La passation du pouvoir entre Joseph Kabila et Félix Tshisekedi était tellement apaisée que le président sortant a obtenu de son successeur une sorte d’absolution de tous les sévices et tragédies subis par l’opposition dont il était l’un des ténors, y compris le long et pénible exil imposé au corps de feu son père Etienne Tshisekedi. Un billet de banque devait même être émis avec l’effigie du désormais « Père de la première alternance démocratique à l’issue d’une élection apaisée ». Une alliance contre-nature qui a recyclé tous les coauteurs ou qui justifiait les crimes économiques et les crimes du sang du régime précédent. Par effet mécanique, cela a repoussé vers des rivages ennemis les alliés naturels d’hier comme Katumbi et Chérubin Okende.
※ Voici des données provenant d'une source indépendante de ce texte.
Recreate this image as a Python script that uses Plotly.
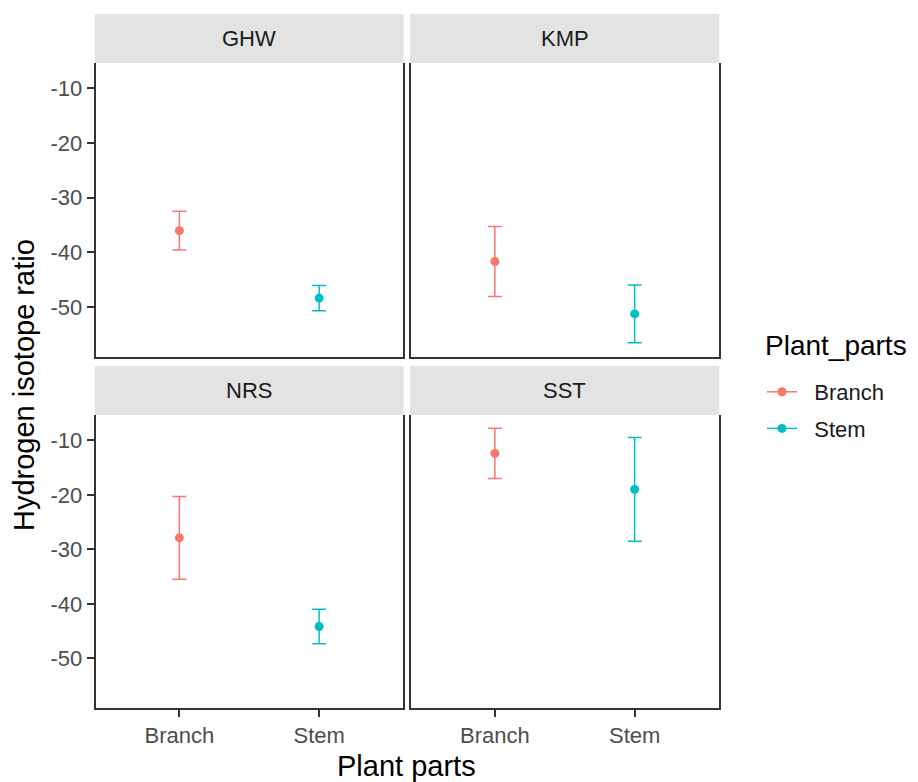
import plotly.graph_objects as go

# ---- data ----
sites = ["GHW", "KMP", "NRS", "SST"]
parts = ["Branch", "Stem"]
branch_mean = [-36.05, -41.7, -27.9, -12.4]
branch_err = [3.55, 6.4, 7.6, 4.6]
stem_mean = [-48.4, -51.3, -44.15, -19.0]
stem_err = [2.3, 5.3, 3.15, 9.5]
y_ticks = [-50, -40, -30, -20, -10]
y_tick_labels = ["-50", "-40", "-30", "-20", "-10"]

colors = {"Branch": "#F8766D", "Stem": "#00BFC4"}
FONT = "Liberation Sans, Arial, sans-serif"

# the page body has an 8px margin; lay out in page pixels and shift
OFF = 8
W, H = 918 - OFF, 782 - OFF


def px(x):
    return (x - OFF) / W


def py(y):
    return 1 - (y - OFF) / H


# panel geometry in page pixels (left, right), (top, bottom)
col_x = [(95.5, 403.0), (411.0, 718.5)]
row_y = [(63.0, 356.5), (415.0, 708.0)]
strip_h = 49.0

fig = go.Figure()
means = {"Branch": branch_mean, "Stem": stem_mean}
errs = {"Branch": branch_err, "Stem": stem_err}

for i, site in enumerate(sites):
    r, c = divmod(i, 2)
    n = i + 1
    xa = "x" if n == 1 else f"x{n}"
    ya = "y" if n == 1 else f"y{n}"
    for p in parts:
        fig.add_trace(go.Scatter(
            x=[p], y=[means[p][i]], xaxis=xa, yaxis=ya,
            mode="markers",
            marker=dict(color=colors[p], size=9),
            error_y=dict(type="data", array=[errs[p][i]], color=colors[p],
                         thickness=1.5, width=7),
            showlegend=False, hoverinfo="x+y",
        ))
    x0, x1 = col_x[c]
    y0, y1 = row_y[r]
    xkey = "xaxis" if n == 1 else f"xaxis{n}"
    ykey = "yaxis" if n == 1 else f"yaxis{n}"
    fig.layout[xkey] = dict(
        domain=[px(x0), px(x1)], anchor=ya, type="category",
        categoryorder="array", categoryarray=parts,
        range=[-0.6, 1.6], showgrid=False, zeroline=False,
        showline=True, linecolor="#333333", linewidth=1.6,
        ticks="outside" if r == 1 else "", ticklen=7, tickwidth=1.5,
        tickcolor="#333333", showticklabels=(r == 1),
        tickfont=dict(family=FONT, size=22, color="#4d4d4d"),
    )
    fig.layout[ykey] = dict(
        domain=[py(y1), py(y0)], anchor=xa, range=[-59.1, -5.35],
        tickvals=y_ticks, ticktext=y_tick_labels,
        showgrid=False, zeroline=False,
        showline=True, mirror=True, linecolor="#333333", linewidth=1.6,
        ticks="outside" if c == 0 else "", ticklen=7, tickwidth=1.5,
        tickcolor="#333333", showticklabels=(c == 0),
        tickfont=dict(family=FONT, size=22, color="#4d4d4d"),
    )
    # strip
    fig.add_shape(type="rect", xref="paper", yref="paper",
                  x0=px(x0 - 0.8), x1=px(x1 + 0.8),
                  y0=py(y0), y1=py(y0 - strip_h),
                  fillcolor="#e3e3e3", line=dict(width=0), layer="below")
    fig.add_annotation(xref="paper", yref="paper",
                       x=px((x0 + x1) / 2), y=py(y0 - strip_h / 2),
                       xanchor="center", yanchor="middle",
                       text=site, showarrow=False,
                       font=dict(family=FONT, size=22, color="#1a1a1a"))

# legend entries
for p in parts:
    fig.add_trace(go.Scatter(
        x=[None], y=[None], mode="lines+markers", name="\u00a0\u00a0" + p,
        line=dict(color=colors[p], width=1.5),
        marker=dict(color=colors[p], size=9), legendgroup=p,
    ))

# axis titles
fig.add_annotation(xref="paper", yref="paper", x=px(406), y=py(766),
                   xanchor="center", yanchor="middle",
                   text="Plant parts", showarrow=False,
                   font=dict(family=FONT, size=29, color="#000000"))
fig.add_annotation(xref="paper", yref="paper", x=px(24), y=py(385),
                   xanchor="center", yanchor="middle",
                   text="Hydrogen isotope ratio", showarrow=False, textangle=-90,
                   font=dict(family=FONT, size=29, color="#000000"))
# legend title
fig.add_annotation(xref="paper", yref="paper", x=px(763), y=py(345),
                   xanchor="left", yanchor="middle",
                   text="Plant_parts", showarrow=False,
                   font=dict(family=FONT, size=28, color="#000000"))

fig.update_layout(
    width=W, height=H,
    margin=dict(l=0, r=0, t=0, b=0),
    paper_bgcolor="white", plot_bgcolor="white",
    showlegend=True,
    legend=dict(
        x=px(762), xanchor="left", y=py(371), yanchor="top",
        font=dict(family=FONT, size=22, color="#1a1a1a"),
        tracegroupgap=5, bgcolor="rgba(0,0,0,0)",
    ),
)

fig.write_html("out.html")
La victoire à tout prix, à n’importe quel prix

Le sillon était creusé par des hérauts dont on a eu tort de s’arrêter au caractère loufoque de leur construction intellectuelle : Jules Munyere et son « pendant intello » Noël Tshiani. Sous un air bébête et décalé, la bande a proféré des propos diffamants sur les femmes violées de l’Est, sur les métis qualifiés de « Mundele alekaki awa » (Un Blanc est passé sexuellement par là)… sans être inquiétée par l’État. Katumbi était traité d’étranger et la justice ne broncha jamais. Le chef de l’État se démarquait de ce discours que quand la presse l’interpellait, sans conséquence. Mais le jour où une militante du parti de Martin Fayulu avait osé attribuer des origines étrangères à Denise Nyakeru, elle a été traînée dans les cachots puis au palais présidentiel pour être admonestée et humiliée par la première dame. Dans la foulée, on découvrit un président vigoureux contre les propos discriminants et qui se déclara prêt à remplir les prisons avec les auteurs de tels propos.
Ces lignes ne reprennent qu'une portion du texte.